Problem to solve>
Locate every line in the records below that holds the word "this" and return each one.

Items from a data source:
******

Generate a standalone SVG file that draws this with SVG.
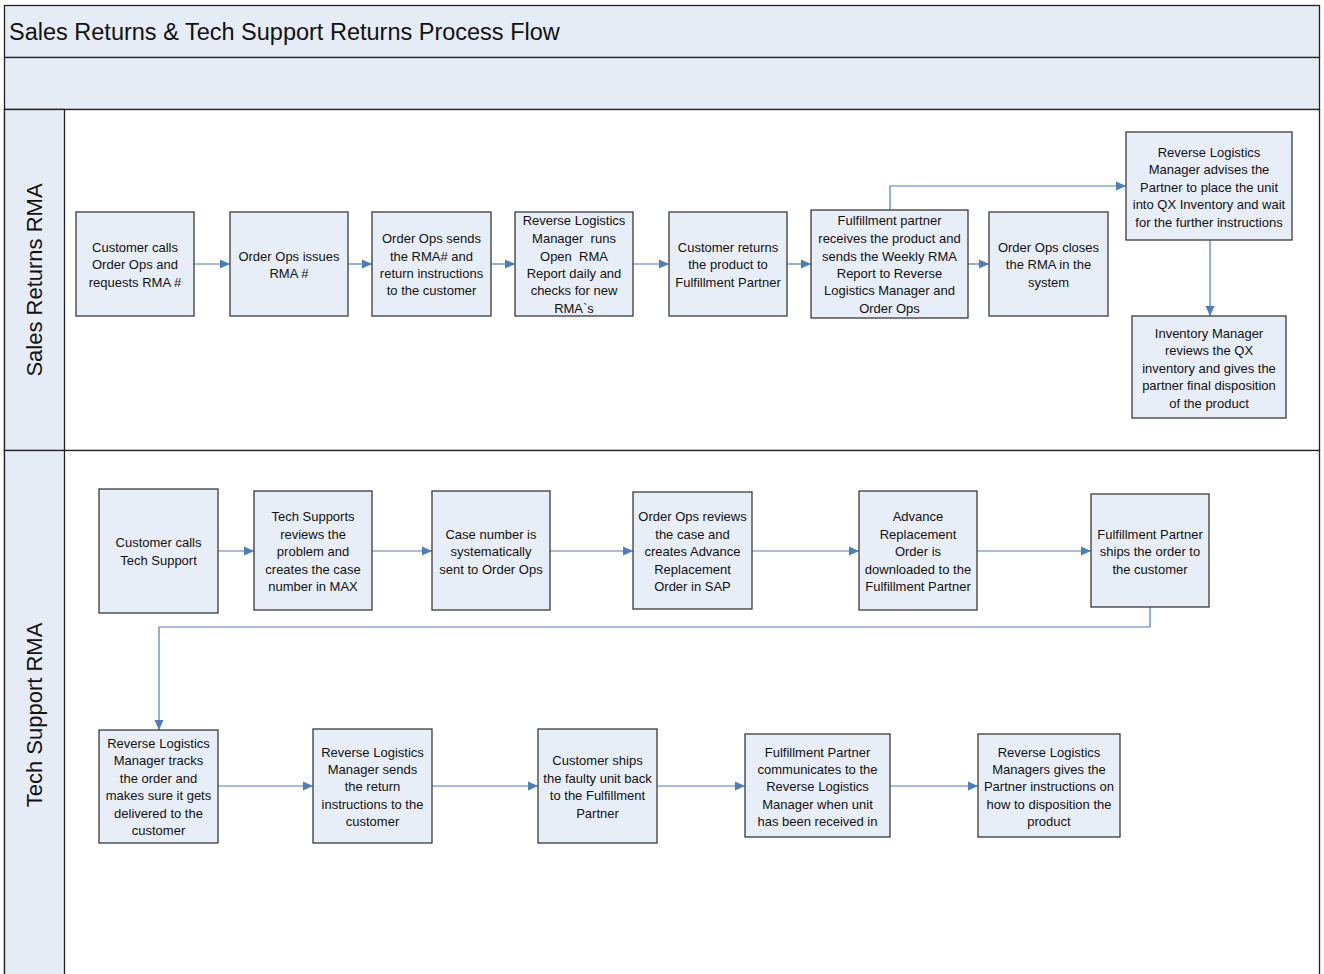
<svg xmlns="http://www.w3.org/2000/svg" width="1324" height="974" viewBox="0 0 1324 974">
<style>
.band{fill:#e6ecf6;stroke:#222;stroke-width:1.3}
.lane{fill:#fff;stroke:#222;stroke-width:1.3}
.box{fill:#e8eef8;stroke:#3a3a3a;stroke-width:1.3}
.t{font-family:"Liberation Sans",Arial,sans-serif;font-size:13px;fill:#111;text-anchor:middle}
.title{font-family:"Liberation Sans",Arial,sans-serif;font-size:23.5px;fill:#111}
.ll{font-family:"Liberation Sans",Arial,sans-serif;font-size:22px;fill:#111;text-anchor:middle}
.c{fill:none;stroke:#4a7ebf;stroke-width:1.2}
</style>
<defs>
<marker id="ah" markerUnits="userSpaceOnUse" markerWidth="11" markerHeight="11" refX="10" refY="5.5" orient="auto">
<path d="M0,1 L10,5.5 L0,10 Z" fill="#4a7ebf"/>
</marker>
</defs>
<rect x="0" y="0" width="1324" height="974" fill="#fff"/>
<g id="frame">
<rect class="band" x="4.5" y="5.5" width="1315" height="52"/>
<rect class="band" x="4.5" y="57.5" width="1315" height="52"/>
<rect class="lane" x="4.5" y="109.5" width="1315" height="341"/>
<rect class="lane" x="4.5" y="450.5" width="1315" height="530"/>
<rect class="band" x="4.5" y="109.5" width="60" height="341"/>
<rect class="band" x="4.5" y="450.5" width="60" height="530"/>
<text class="title" x="9" y="40">Sales Returns &amp; Tech Support Returns Process Flow</text>
<text class="ll" transform="translate(42,280) rotate(-90)">Sales Returns RMA</text>
<text class="ll" transform="translate(42,715) rotate(-90)">Tech Support RMA</text>
</g>
<g id="connectors">
<path class="c" marker-end="url(#ah)" d="M194,264 H230"/>
<path class="c" marker-end="url(#ah)" d="M348,264 H372"/>
<path class="c" marker-end="url(#ah)" d="M491,264 H515"/>
<path class="c" marker-end="url(#ah)" d="M633,264 H669"/>
<path class="c" marker-end="url(#ah)" d="M787,264 H811"/>
<path class="c" marker-end="url(#ah)" d="M968,264 H989"/>
<path class="c" marker-end="url(#ah)" d="M890,210 V186 H1126"/>
<path class="c" marker-end="url(#ah)" d="M1210,240 V316"/>
<path class="c" marker-end="url(#ah)" d="M218,551 H254"/>
<path class="c" marker-end="url(#ah)" d="M372,551 H432"/>
<path class="c" marker-end="url(#ah)" d="M550,551 H633"/>
<path class="c" marker-end="url(#ah)" d="M752,551 H859"/>
<path class="c" marker-end="url(#ah)" d="M977,551 H1091"/>
<path class="c" marker-end="url(#ah)" d="M1150,607 V627 H159 V730"/>
<path class="c" marker-end="url(#ah)" d="M218,786 H313"/>
<path class="c" marker-end="url(#ah)" d="M432,786 H538"/>
<path class="c" marker-end="url(#ah)" d="M657,786 H745"/>
<path class="c" marker-end="url(#ah)" d="M890,786 H978"/>
</g>
<g id="n1"><rect class="box" x="76" y="212" width="118" height="104"/>
<text class="t"><tspan x="135" y="252">Customer calls</tspan><tspan x="135" y="269">Order Ops and</tspan><tspan x="135" y="287">requests RMA #</tspan></text></g>
<g id="n2"><rect class="box" x="230" y="212" width="118" height="104"/>
<text class="t"><tspan x="289" y="261">Order Ops issues</tspan><tspan x="289" y="278">RMA #</tspan></text></g>
<g id="n3"><rect class="box" x="372" y="212" width="119" height="104"/>
<text class="t"><tspan x="431.5" y="243">Order Ops sends</tspan><tspan x="431.5" y="261">the RMA# and</tspan><tspan x="431.5" y="278">return instructions</tspan><tspan x="431.5" y="295">to the customer</tspan></text></g>
<g id="n4"><rect class="box" x="515" y="212" width="118" height="104"/>
<text class="t" style="white-space:pre"><tspan x="574" y="225">Reverse Logistics</tspan><tspan x="574" y="243">Manager  runs</tspan><tspan x="574" y="261">Open  RMA</tspan><tspan x="574" y="278">Report daily and</tspan><tspan x="574" y="295">checks for new</tspan><tspan x="574" y="313">RMA`s</tspan></text></g>
<g id="n5"><rect class="box" x="669" y="212" width="118" height="104"/>
<text class="t"><tspan x="728" y="252">Customer returns</tspan><tspan x="728" y="269">the product to</tspan><tspan x="728" y="287">Fulfillment Partner</tspan></text></g>
<g id="n6"><rect class="box" x="811" y="210" width="157" height="108"/>
<text class="t"><tspan x="889.5" y="225">Fulfillment partner</tspan><tspan x="889.5" y="243">receives the product and</tspan><tspan x="889.5" y="261">sends the Weekly RMA</tspan><tspan x="889.5" y="278">Report to Reverse</tspan><tspan x="889.5" y="295">Logistics Manager and</tspan><tspan x="889.5" y="313">Order Ops</tspan></text></g>
<g id="n7"><rect class="box" x="989" y="212" width="119" height="104"/>
<text class="t"><tspan x="1048.5" y="252">Order Ops closes</tspan><tspan x="1048.5" y="269">the RMA in the</tspan><tspan x="1048.5" y="287">system</tspan></text></g>
<g id="n8"><rect class="box" x="1126" y="132" width="166" height="108"/>
<text class="t"><tspan x="1209" y="157">Reverse Logistics</tspan><tspan x="1209" y="174">Manager advises the</tspan><tspan x="1209" y="192">Partner to place the unit</tspan><tspan x="1209" y="209">into QX Inventory and wait</tspan><tspan x="1209" y="227">for the further instructions</tspan></text></g>
<g id="n9"><rect class="box" x="1132" y="316" width="154" height="102"/>
<text class="t"><tspan x="1209" y="338">Inventory Manager</tspan><tspan x="1209" y="355">reviews the QX</tspan><tspan x="1209" y="373">inventory and gives the</tspan><tspan x="1209" y="390">partner final disposition</tspan><tspan x="1209" y="408">of the product</tspan></text></g>
<g id="m1"><rect class="box" x="99" y="489" width="119" height="124"/>
<text class="t"><tspan x="158.5" y="547">Customer calls</tspan><tspan x="158.5" y="565">Tech Support</tspan></text></g>
<g id="m2"><rect class="box" x="254" y="491" width="118" height="119"/>
<text class="t"><tspan x="313" y="521">Tech Supports</tspan><tspan x="313" y="539">reviews the</tspan><tspan x="313" y="556">problem and</tspan><tspan x="313" y="574">creates the case</tspan><tspan x="313" y="591">number in MAX</tspan></text></g>
<g id="m3"><rect class="box" x="432" y="491" width="118" height="119"/>
<text class="t"><tspan x="491" y="539">Case number is</tspan><tspan x="491" y="556">systematically</tspan><tspan x="491" y="574">sent to Order Ops</tspan></text></g>
<g id="m4"><rect class="box" x="633" y="492" width="119" height="117"/>
<text class="t"><tspan x="692.5" y="521">Order Ops reviews</tspan><tspan x="692.5" y="539">the case and</tspan><tspan x="692.5" y="556">creates Advance</tspan><tspan x="692.5" y="574">Replacement</tspan><tspan x="692.5" y="591">Order in SAP</tspan></text></g>
<g id="m5"><rect class="box" x="859" y="491" width="118" height="119"/>
<text class="t"><tspan x="918" y="521">Advance</tspan><tspan x="918" y="539">Replacement</tspan><tspan x="918" y="556">Order is</tspan><tspan x="918" y="574">downloaded to the</tspan><tspan x="918" y="591">Fulfillment Partner</tspan></text></g>
<g id="m6"><rect class="box" x="1091" y="494" width="118" height="113"/>
<text class="t"><tspan x="1150" y="539">Fulfillment Partner</tspan><tspan x="1150" y="556">ships the order to</tspan><tspan x="1150" y="574">the customer</tspan></text></g>
<g id="m7"><rect class="box" x="99" y="730" width="119" height="113"/>
<text class="t"><tspan x="158.5" y="748">Reverse Logistics</tspan><tspan x="158.5" y="765">Manager tracks</tspan><tspan x="158.5" y="783">the order and</tspan><tspan x="158.5" y="800">makes sure it gets</tspan><tspan x="158.5" y="818">delivered to the</tspan><tspan x="158.5" y="835">customer</tspan></text></g>
<g id="m8"><rect class="box" x="313" y="729" width="119" height="114"/>
<text class="t"><tspan x="372.5" y="757">Reverse Logistics</tspan><tspan x="372.5" y="774">Manager sends</tspan><tspan x="372.5" y="791">the return</tspan><tspan x="372.5" y="809">instructions to the</tspan><tspan x="372.5" y="826">customer</tspan></text></g>
<g id="m9"><rect class="box" x="538" y="729" width="119" height="114"/>
<text class="t"><tspan x="597.5" y="765">Customer ships</tspan><tspan x="597.5" y="783">the faulty unit back</tspan><tspan x="597.5" y="800">to the Fulfillment</tspan><tspan x="597.5" y="818">Partner</tspan></text></g>
<g id="m10"><rect class="box" x="745" y="734" width="145" height="103"/>
<text class="t"><tspan x="817.5" y="757">Fulfillment Partner</tspan><tspan x="817.5" y="774">communicates to the</tspan><tspan x="817.5" y="791">Reverse Logistics</tspan><tspan x="817.5" y="809">Manager when unit</tspan><tspan x="817.5" y="826">has been received in</tspan></text></g>
<g id="m11"><rect class="box" x="978" y="734" width="142" height="103"/>
<text class="t"><tspan x="1049" y="757">Reverse Logistics</tspan><tspan x="1049" y="774">Managers gives the</tspan><tspan x="1049" y="791">Partner instructions on</tspan><tspan x="1049" y="809">how to disposition the</tspan><tspan x="1049" y="826">product</tspan></text></g>
</svg>
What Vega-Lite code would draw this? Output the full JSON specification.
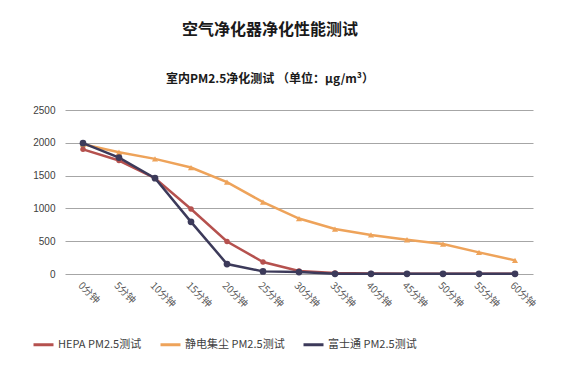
{
  "$schema": "https://vega.github.io/schema/vega-lite/v6.json",
  "width": 468,
  "height": 164,
  "autosize": "none",
  "padding": {"left": 65, "top": 110, "right": 32, "bottom": 97},
  "background": "white",
  "config": {
    "view": {"stroke": null},
    "font": "Noto Sans CJK SC"
  },
  "title": {
    "text": "空气净化器净化性能测试",
    "subtitle": "室内PM2.5净化测试 （单位：μg/m³）",
    "fontSize": 16,
    "fontWeight": "bold",
    "color": "#1a1a1a",
    "subtitleFontSize": 12,
    "subtitleFontWeight": "bold",
    "subtitleColor": "#1a1a1a",
    "subtitlePadding": 36,
    "anchor": "middle",
    "dx": -29,
    "offset": 20,
    "font": "Noto Sans CJK SC",
    "subtitleFont": "Noto Sans CJK SC"
  },
  "data": {
    "values": [
      {"t": "0分钟", "s": "HEPA PM2.5测试", "v": 1900},
      {"t": "5分钟", "s": "HEPA PM2.5测试", "v": 1730},
      {"t": "10分钟", "s": "HEPA PM2.5测试", "v": 1460},
      {"t": "15分钟", "s": "HEPA PM2.5测试", "v": 990},
      {"t": "20分钟", "s": "HEPA PM2.5测试", "v": 495},
      {"t": "25分钟", "s": "HEPA PM2.5测试", "v": 183},
      {"t": "30分钟", "s": "HEPA PM2.5测试", "v": 45},
      {"t": "35分钟", "s": "HEPA PM2.5测试", "v": 15},
      {"t": "40分钟", "s": "HEPA PM2.5测试", "v": 8},
      {"t": "45分钟", "s": "HEPA PM2.5测试", "v": 5},
      {"t": "50分钟", "s": "HEPA PM2.5测试", "v": 3},
      {"t": "55分钟", "s": "HEPA PM2.5测试", "v": 2},
      {"t": "60分钟", "s": "HEPA PM2.5测试", "v": 2},
      {"t": "0分钟", "s": "静电集尘 PM2.5测试", "v": 1978},
      {"t": "5分钟", "s": "静电集尘 PM2.5测试", "v": 1856},
      {"t": "10分钟", "s": "静电集尘 PM2.5测试", "v": 1755},
      {"t": "15分钟", "s": "静电集尘 PM2.5测试", "v": 1623},
      {"t": "20分钟", "s": "静电集尘 PM2.5测试", "v": 1400},
      {"t": "25分钟", "s": "静电集尘 PM2.5测试", "v": 1095},
      {"t": "30分钟", "s": "静电集尘 PM2.5测试", "v": 845},
      {"t": "35分钟", "s": "静电集尘 PM2.5测试", "v": 685},
      {"t": "40分钟", "s": "静电集尘 PM2.5测试", "v": 595},
      {"t": "45分钟", "s": "静电集尘 PM2.5测试", "v": 522},
      {"t": "50分钟", "s": "静电集尘 PM2.5测试", "v": 456},
      {"t": "55分钟", "s": "静电集尘 PM2.5测试", "v": 330},
      {"t": "60分钟", "s": "静电集尘 PM2.5测试", "v": 208},
      {"t": "0分钟", "s": "富士通 PM2.5测试", "v": 1995},
      {"t": "5分钟", "s": "富士通 PM2.5测试", "v": 1775},
      {"t": "10分钟", "s": "富士通 PM2.5测试", "v": 1460},
      {"t": "15分钟", "s": "富士通 PM2.5测试", "v": 795},
      {"t": "20分钟", "s": "富士通 PM2.5测试", "v": 152},
      {"t": "25分钟", "s": "富士通 PM2.5测试", "v": 40},
      {"t": "30分钟", "s": "富士通 PM2.5测试", "v": 30},
      {"t": "35分钟", "s": "富士通 PM2.5测试", "v": 2},
      {"t": "40分钟", "s": "富士通 PM2.5测试", "v": 2},
      {"t": "45分钟", "s": "富士通 PM2.5测试", "v": 2},
      {"t": "50分钟", "s": "富士通 PM2.5测试", "v": 2},
      {"t": "55分钟", "s": "富士通 PM2.5测试", "v": 2},
      {"t": "60分钟", "s": "富士通 PM2.5测试", "v": 2}
    ]
  },
  "encoding": {
    "x": {
      "field": "t",
      "type": "ordinal",
      "sort": null,
      "scale": {"type": "point", "padding": 0.5},
      "axis": {
        "title": null,
        "labelAngle": 45,
        "labelFontSize": 10,
        "labelColor": "#595959",
        "labelFont": "Noto Sans CJK SC",
        "labelPadding": 6,
        "domain": false,
        "ticks": false,
        "grid": false
      }
    },
    "y": {
      "field": "v",
      "type": "quantitative",
      "scale": {"domain": [0, 2500]},
      "axis": {
        "title": null,
        "values": [0, 500, 1000, 1500, 2000, 2500],
        "format": "d",
        "labelFontSize": 10,
        "labelColor": "#404040",
        "labelFont": "Liberation Sans",
        "labelPadding": 10,
        "domain": false,
        "ticks": false,
        "grid": true,
        "gridColor": "#a6a6a6",
        "gridWidth": 1
      }
    }
  },
  "resolve": {"legend": {"shape": "independent", "size": "independent", "fill": "independent"}},
  "layer": [
    {
      "mark": {"type": "line", "strokeWidth": 2.5},
      "encoding": {
        "color": {
          "field": "s",
          "type": "nominal",
          "scale": {
            "domain": ["HEPA PM2.5测试", "静电集尘 PM2.5测试", "富士通 PM2.5测试"],
            "range": ["#b5514e", "#eea35a", "#3c3a5a"]
          },
          "legend": {
            "title": null,
            "orient": "none",
            "direction": "horizontal",
            "legendX": -33,
            "legendY": 223,
            "symbolType": "stroke",
            "symbolStrokeWidth": 3,
            "symbolSize": 400,
            "labelFontSize": 11,
            "labelColor": "#404040",
            "labelFont": "Noto Sans CJK SC",
            "labelOffset": 3,
            "columnPadding": 12
          }
        }
      }
    },
    {
      "mark": {"type": "point", "filled": true, "opacity": 1, "strokeWidth": 0},
      "encoding": {
        "fill": {
          "field": "s",
          "type": "nominal",
          "scale": {
            "domain": ["HEPA PM2.5测试", "静电集尘 PM2.5测试", "富士通 PM2.5测试"],
            "range": ["#b5514e", "#eea35a", "#3c3a5a"]
          },
          "legend": null
        },
        "shape": {
          "field": "s",
          "type": "nominal",
          "scale": {
            "domain": ["HEPA PM2.5测试", "静电集尘 PM2.5测试", "富士通 PM2.5测试"],
            "range": ["circle", "triangle-up", "circle"]
          },
          "legend": null
        },
        "size": {
          "field": "s",
          "type": "nominal",
          "scale": {
            "domain": ["HEPA PM2.5测试", "静电集尘 PM2.5测试", "富士通 PM2.5测试"],
            "range": [30, 45, 60]
          },
          "legend": null
        }
      }
    }
  ]
}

******

Expected answer>
Generate a standalone SVG file that draws this with SVG.
What Vega-Lite code would draw this? Output the full JSON specification.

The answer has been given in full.